The Russians, on the other hand, and likely to keep their information close to the vest. If things go pear shaped in Syria, this allows Vlad and his team a bit of a PR coup when they swoop in and secure a cache nobody else knew about. It is my estimation that the Russians have contingency plans for swooping in and securing no small amount of the Syrian cache, for their own political reasons.

500N
26th Feb 2013, 17:47
"Not sure Israel shares it all with Washington.
In fact, I'm pretty sure they don't."

+ 1

I think the US now "asks" the Israelis not to do something
as opposed to before where it was maybe a "joint" strategy.

I think the Israelis took a leaf out of the US book and now
do what is in the Israelis best interests first and then worry
about the US and others, the Syrian Nuke one being a good
example.

Interesting re Russians.

Lonewolf_50
26th Feb 2013, 19:36
Not sure what helicopters the top notch Speznaz types use, but my money is on an air assault type raid should my suspected Russian contingency plan need to be put into action.

Lyneham Lad
19th Mar 2013, 15:18
Very unclear as to which side is to blame and the type of chemical agent, but it does seem likely from the reports that one has been used.

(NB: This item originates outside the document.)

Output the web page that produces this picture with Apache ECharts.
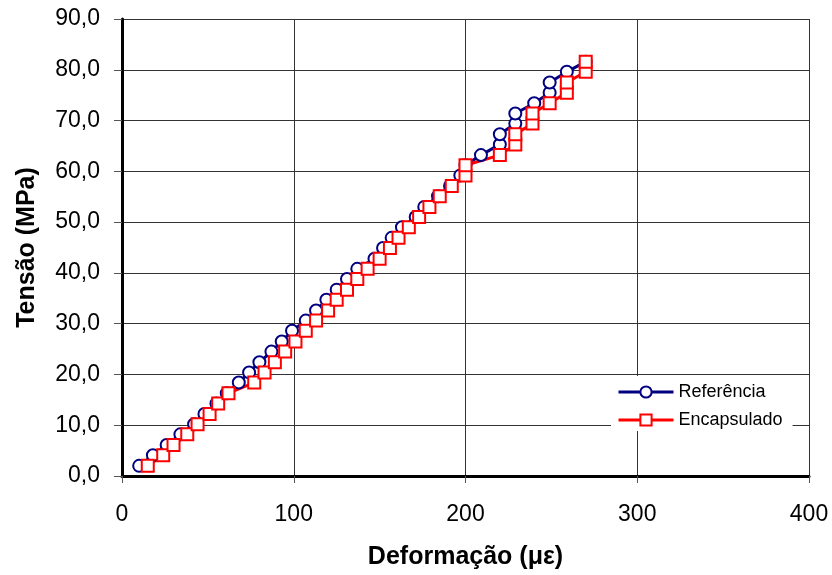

Reuters report. (http://uk.reuters.com/article/2013/03/19/uk-syria-crisis-chemical-idUKBRE92I0A420130319)

Ah well, at least the POTUS is on hand to see his red-line being crossed...

The were lots of rumours about SF from various countries being on hand to intervene - who will make the first move? Or will there just be more posturing and meaningless platitudes?

500N
19th Mar 2013, 15:42
That report is about as vague as can be.

For all we know a whole bucket of Chlorine
could have been tipped over.

Lightning Mate
19th Mar 2013, 16:52
They're here....

http://i636.photobucket.com/albums/uu82/Lightning_29/sandcastle_zps5abce26c.jpg

AR1
19th Mar 2013, 16:53
And this is where it all gets sticky.

Scenario 1. Rebels capture and have the ability to handle and operate chemical weapons, knowing full well that any external support will evaporate at their confirmed use.

Scenario 2. Government forces who have the capability launch a weapon knowing that the world will turn against them.

Scenario 3 as two, but done deliberately to invoke the reaction to scenario 1.

And that's why.... We should keep our mouths shut and our noses out.

Cows getting bigger
19th Mar 2013, 18:37
Call me a cynic, but I'm pretty sure that the only CW that the West really has a handle on are the stockpiles in Continental United States. :ugh:

Ronald Reagan
19th Mar 2013, 18:45
We should keep out of this. Its best Assad remains in power, better the devil we know! Looking at Libya, that place has turned into a disaster, would have been better for Gaddafi to remain, he could maintain order and keep the country together. I would even go as far as saying Iraq was better under Saddam. What is has turned into now is just terrible. On ITV last night I saw the guy who started smashing down the statue of Saddam back in 2003, basically he said life in Saddam's prison was better than living in Baghdad today!!!! Even Afghanistan which was more justified than the others will probably turn back into what it was before once western forces leave.
Don't get me started on what was the madness of Vietnam, all those lives, all that effort, all the cost and still the west did not get its desired outcome!

I think from now on there should be no more interventions by UK forces unless their deployment can pass a public referendum. The only exception to that would be if our homeland was attacked directly. Most people are sick of these interventions. Neither Labour or the Conservatives can be trusted. The politicians will have to present their arguments if they feel we should be involved, then the people will make the final choice. At the end of the day they are our troops and its our money being spent, so it should be the choice of the people.

500N
19th Mar 2013, 18:48
"Don't get me started on what was the madness of Vietnam, all those lives, all that effort, all the cost and still the west did not get its desired outcome!"


And now the US is becoming friends with Vietnam (common enemy)
and sending ships to Vietnam and conducted exercises with them !

Wensleydale
19th Mar 2013, 19:09
I am still surprisd tat we didn't keep canaries - the thought of managing to
persuade one of my grumpy matelots to perform a "sniff test" to see if the air
was OK seems laughable after a quarter of a Century.



We once tried to get canaries to volunteer for active service, but they proved to be yellow!

BEagle
19th Mar 2013, 19:24
Caged songbirds were to be seen at KKIA during GW1. I'm not sure whether they were bought as morale-boosting pets or whether they were employed to back up the (unreliable) CAM system...??

Chirpy little things though - tweeting away quite happily every time we came in to fly. I hope they found new homes after the War and weren't just turned loose to fend for themselves....

Lonewolf_50
19th Mar 2013, 22:10
We should keep out of this. Its best Assad remains in power, better the devil we know! Looking at Libya, that place has turned into a disaster, would have been better for Gaddafi to remain, he could maintain order and keep the country together.
Sure, Ron.

You do relaize that one day, The Mad Colonel was going to die. Then what?

Power struggle.

They had no means of peaceful transfer of power. All supporting the insurrection did was to ensure that the date was moved left, rather than deferred.

AR1
19th Mar 2013, 22:22
One of the problems with the canaries was keeping them alive during the initial assault so they could be used for the sniff test later. Porton Down had some concepts in hand, but they didn't really fly. Here's an artists impression.

http://www.nature.com/nature/journal/v449/n7165/images/449981a-i1.0.jpg

teeteringhead
20th Mar 2013, 09:54
So that's what the parrots were for in Belize!!